Is Rathgeber’s resignation a sign of things to come?

"Rathgeber’s decision comes from listening to his constituents and the moral obligation he has..."

The news that Alberta MP Brent Rathgeber has decided to resign from the Conservative party is the first bit of common sense I’ve heard emerging from the ivory towers of the Parliament Buildings in a long time.

I’m sure he isn’t the only MP to feel this way and perhaps his exit might spur more elected officials to realize they are in Ottawa to speak on our behalf, not repeat written handouts by public relations types who are more interested in keeping their jobs than representing Canadians.

More importantly I applaud Rathgeber’s decision to sit as an Independent. That immediately proved to me he’s not out to make any grandstand move by symbolically walking across the floor and joining another political party.

This isn’t the same move as Lise St. Denis made when she left the NDP party to join the Liberals.

And it’s nowhere near the audacity that David Emerson had when he left the Liberals for the Conservatives less than two weeks after an election.

Those two decisions were based more on personal motives and advancing their respective political careers than it was out of respect for Canadian voters.

But Rathgeber’s decision comes from listening to his constituents and the moral obligation he has, as an elected representative, to stand up for his riding first and foremost.

I must admit much of what comes out of Ottawa in the last few decades has been greeted with obvious skepticism and mistrust.

After all, we’ve heard about a former Prime Minister accepting an envelop stuffed with cash.

Another Prime Minister secretly funnelling funds to fight a referendum in Quebec.

So when an MP, backbencher at that, stands up for what he believes and what he believes his party should be about, it’s bound to resonate.

The fact that he didn’t accept the comfort of an opposing party tells me he’s also confident in the support his constituents have in his decision.

Imagine that, a federal MP, in the ruling party, listening to the voters rather than the spin masters.

The recent scandals surrounding our political system have driven our respect for the institution to an all-time low.

But perhaps Rathgeber is the canary in the coal mine.

Perhaps his standing up to the scripted response from the Prime Minister’s Office and the vetting of his comments is the start of something bigger.

Will other elected officials dare to stand up to Prime Minister Stephen Harper and his backroom buddies?

Or will they weigh the benefits of a fat pension, cushy expense account and chauffeured limousines as a reason to just keep their mouths shut.

Look at Revelstoke MP David Wilks who complained about the Conservatives omnibus budget bill last year. He told his constituents that he had “no choice,” but to vote with his party.
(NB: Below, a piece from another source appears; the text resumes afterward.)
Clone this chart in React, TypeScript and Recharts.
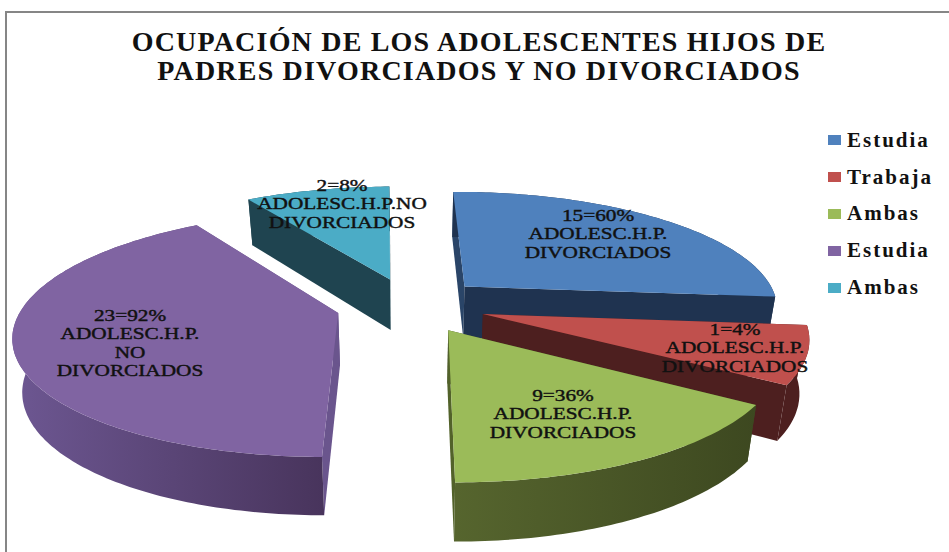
import React from "react";
import { PieChart, Pie, Cell, Legend } from "recharts";

const titleLines = [
  "OCUPACIÓN DE LOS ADOLESCENTES HIJOS DE",
  "PADRES DIVORCIADOS Y NO DIVORCIADOS",
];

const sliceNames = ["Estudia", "Trabaja", "Ambas", "Estudia", "Ambas"];
// slice sizes as drawn in the picture (they do not follow the printed labels)
const sliceValues = [15, 4.3, 9, 23, 5];
const sliceLabels = [
  ["15=60%", "ADOLESC.H.P.", "DIVORCIADOS"],
  ["1=4%", "ADOLESC.H.P.", "DIVORCIADOS"],
  ["9=36%", "ADOLESC.H.P.", "DIVORCIADOS"],
  ["23=92%", "ADOLESC.H.P.", "NO", "DIVORCIADOS"],
  ["2=8%", "ADOLESC.H.P.NO", "DIVORCIADOS"],
];

const sliceColors = ["#4f81bd", "#c0504d", "#9bbb59", "#8064a2", "#4bacc6"];
const wallLeft = ["#1f3350", "#4d1f1f", "#56652e", "#6d5792", "#1f4450"];
const wallRight = ["#1f3350", "#4d1f1f", "#3d4820", "#48345c", "#1f4450"];
const cutStart = ["#2a4568", "#4d1f1f", "#3d4820", "#6a558d", "#1f4450"];
const cutEnd = ["#1f3350", "#4d1f1f", "#52622a", "#6a558d", "#1f4450"];

// label anchor (centre of first line) per slice
const labelX = [598, 735, 563, 130, 342];
const labelY = [221, 335, 401, 321, 191];

const EXPLODE = 75;
const TILT = 0.37;
const PERSPECTIVE = 0.17;
const DEPTH = 52;
const BASE_SHRINK = 0.975;

const pieData = sliceValues.map((value, i) => ({ name: sliceNames[i], value }));

const rad = (deg: number) => (deg * Math.PI) / 180;

function Slice3D(props: any) {
  const { cx, cy, outerRadius: R, startAngle, endAngle, fill } = props;
  const i = sliceColors.indexOf(fill);
  const mid = (startAngle + endAngle) / 2;
  const ox = EXPLODE * Math.cos(rad(mid));
  const oy = -EXPLODE * Math.sin(rad(mid));

  const project = (angle: number, r: number, low: boolean) => {
    const X = ox + r * Math.cos(rad(angle));
    const Y = oy - r * Math.sin(rad(angle));
    const s = 1 / (1 - (PERSPECTIVE * Y) / R);
    const drop = low ? DEPTH + (6 * Y) / R : 0;
    const shrink = low ? BASE_SHRINK : 1;
    return `${(cx + X * s * shrink).toFixed(1)},${(cy + Y * TILT * s + drop).toFixed(1)}`;
  };

  const angles: number[] = [];
  const step = startAngle > endAngle ? -1 : 1;
  for (let a = startAngle; step * (endAngle - a) > 0; a += step) angles.push(a);
  angles.push(endAngle);

  const top = [project(0, 0, false), ...angles.map((a) => project(a, R, false))];
  const wall = [
    ...angles.map((a) => project(a, R, false)),
    ...[...angles].reverse().map((a) => project(a, R, true)),
  ];
  const cut = (a: number) => [
    project(a, 0, false),
    project(a, R, false),
    project(a, R, true),
    project(a, 0, true),
  ];

  return (
    <g>
      <defs>
        <linearGradient id={`wall-${i}`} x1="0" y1="0" x2="1" y2="0">
          <stop offset="0%" stopColor={wallLeft[i]} />
          <stop offset="100%" stopColor={wallRight[i]} />
        </linearGradient>
      </defs>
      <polygon points={cut(startAngle).join(" ")} fill={cutStart[i]} />
      <polygon points={cut(endAngle).join(" ")} fill={cutEnd[i]} />
      <polygon points={wall.join(" ")} fill={`url(#wall-${i})`} />
      <polygon points={top.join(" ")} fill={fill} />
    </g>
  );
}

function SliceLabel(props: any) {
  const { index } = props;
  return (
    <g transform={`translate(${labelX[index]},${labelY[index]}) scale(1.33,1)`}>
      <text
        textAnchor="middle"
        fontFamily="'Liberation Serif', serif"
        fontSize={16}
        fill="#111"
        stroke="#111"
        strokeWidth={0.4}
      >
        {sliceLabels[index].map((line, n) => (
          <tspan key={n} x={0} dy={n === 0 ? 0 : 18.4}>
            {line}
          </tspan>
        ))}
      </text>
    </g>
  );
}

function LegendList() {
  return (
    <div style={{ fontFamily: "'Liberation Serif', serif" }}>
      {sliceNames.map((name, i) => (
        <div key={i} style={{ display: "flex", alignItems: "center", height: 36.8 }}>
          <span style={{ width: 13, height: 10, background: sliceColors[i], marginRight: 6 }} />
          <span style={{ fontSize: 21, fontWeight: "bold", letterSpacing: 2, color: "#111" }}>
            {name}
          </span>
        </div>
      ))}
    </div>
  );
}

export default function App() {
  return (
    <div
      style={{
        position: "absolute",
        left: 0,
        top: 0,
        width: 949,
        height: 552,
        overflow: "hidden",
        background: "#fff",
      }}
    >
      <div
        style={{
          position: "absolute",
          left: 5,
          top: 11,
          width: 944,
          height: 541,
          borderLeft: "2px solid #868686",
          borderTop: "2px solid #868686",
        }}
      />
      <div
        style={{
          position: "absolute",
          left: 79,
          top: 27,
          width: 800,
          textAlign: "center",
          fontFamily: "'Liberation Serif', serif",
          fontWeight: "bold",
          fontSize: 28,
          letterSpacing: 1.2,
          lineHeight: "29px",
          color: "#111",
          whiteSpace: "nowrap",
        }}
      >
        {titleLines.map((line) => (
          <div key={line}>{line}</div>
        ))}
      </div>
      <PieChart width={949} height={552} margin={{ top: 0, right: 0, bottom: 0, left: 0 }}>
        <Pie
          data={pieData}
          dataKey="value"
          nameKey="name"
          cx={411}
          cy={305}
          outerRadius={315}
          startAngle={90.8}
          endAngle={-269.2}
          stroke="none"
          shape={Slice3D}
          label={SliceLabel}
          labelLine={false}
          isAnimationActive={false}
        >
          {pieData.map((_, i) => (
            <Cell key={i} fill={sliceColors[i]} />
          ))}
        </Pie>
        <Legend
          layout="vertical"
          itemSorter={null}
          content={LegendList}
          wrapperStyle={{ position: "absolute", left: 828, top: 122, width: 121, bottom: "auto" }}
        />
      </PieChart>
    </div>
  );
}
Rathgeber has proven that he does have a choice. It’s up to Wilks to have the backbone to follow it through and trust voters will respect him for that.

I don’t expect a mass exodus from the Conservative Party but I wouldn’t be surprised to see a few more Tory backbenchers speak up.

We’ve already seen two Conservative MPs, Mark Warawa and Leon Benoit, complain that their voices were silenced by their own party. Is it a matter of time before they actually have the courage to do what Rathgeber did?

I don’t think this issue is solely the domain of the Conservative Party. In the past Jean Chretien held an iron fist over the Liberal MPs of his era and Brian Mulroney was so cunning that he’s been shunned by today’s incarnation of the Tories.

No doubt members of the current opposition parties also keep tabs on what their members are saying and try to steer the narrative into exposing the party in power rather than constructive concerns on the state of the nation.

Watching NDP leader Thomas Mulcair hammer away at the Prime Minister over the Senate scandal makes for great court TV but does little to shorten the employment line or put food on a struggling family’s table.

Greedy senators and backroom deals should be dealt with by the justice system and the politicians should get back to doing what they promised to do – deal with the issues that impact Canadians.

Rathgeber’s anger boiled over when his private members bill to disclose salaries of top public servants was altered.

To me, finding out what those civil servants make would only make me angrier at the fat-cat system we have allowed to flourish.

However, his frustration at the controls hovering over elected members by the Prime Minister’s staffers is one that should concern all citizens interested in democracy.

Rathgeber’s move has provided a little bit of light at the end of the dark tunnel that is the current state of Canadian politics.

What unfolds over the next little while will tell us if his move actually had an impact or it will be business as usual in the Ivory Tower.